All diese Fragen sind wichtig für den Betreiber der Maschinen. Aber auch hier gilt wieder: Ohne eine zentrale Stelle, die die Rohdaten übersichtlich aufbereitet darstellt, sind diese Analysen nicht mit vertretbarem Aufwand durchführbar. Ein ERP-System wäre hierfür perfekt geeignet.

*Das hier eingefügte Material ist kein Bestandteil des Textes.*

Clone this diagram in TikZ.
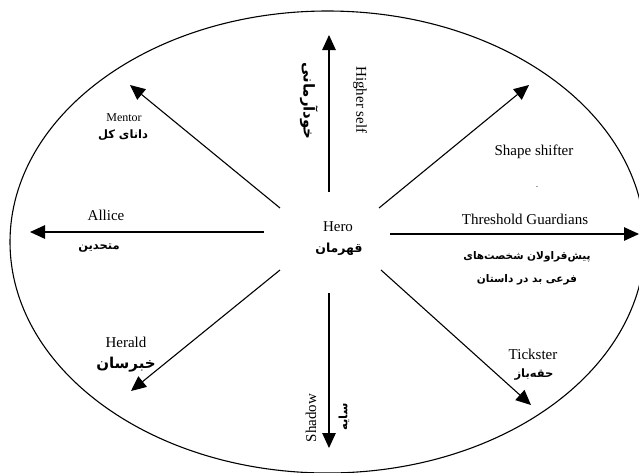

Die digitale Transformation muss Chefsache sein

Die Beispiele, über die wir hier gesprochen haben, bilden natürlich nur einen kleinen Teil der Möglichkeiten ab, die Industrie 4.0 dem Mittelstand bietet. Heute können wir noch gar nicht genau abschätzen, wie stark die digitale Revolution die Arbeitswelt der Zukunft wirklich formen wird. Einige Fachexperten sind der Meinung, dass der Unterschied zwischen unseren heutigen Geschäftsmodellen und der Industrie 4.0 noch größer sein wird, als der Übergang vom Schneider zur Webmaschine. Genau lässt sich das jedoch noch nicht sagen.

Fest steht nur, dass auch in Zukunft ERP-Systeme ein fester Bestandteil jeder modernen IT-Infrastruktur sein werden – als zentraler Informations-Hub, der es Ihnen erlaubt, komplexe Netzwerke zu überblicken. Doch Vorsicht: Machen Sie nicht den Fehler, die digitale Transformation zum reinen IT-Thema zu erklären. Genau wie die ERP-Einführung ist die Digitalisierung eine Entwicklung, bei der das ganze Unternehmen an einem Strang ziehen muss. Erklären Sie die Industrie 4.0 also zur Chefsache.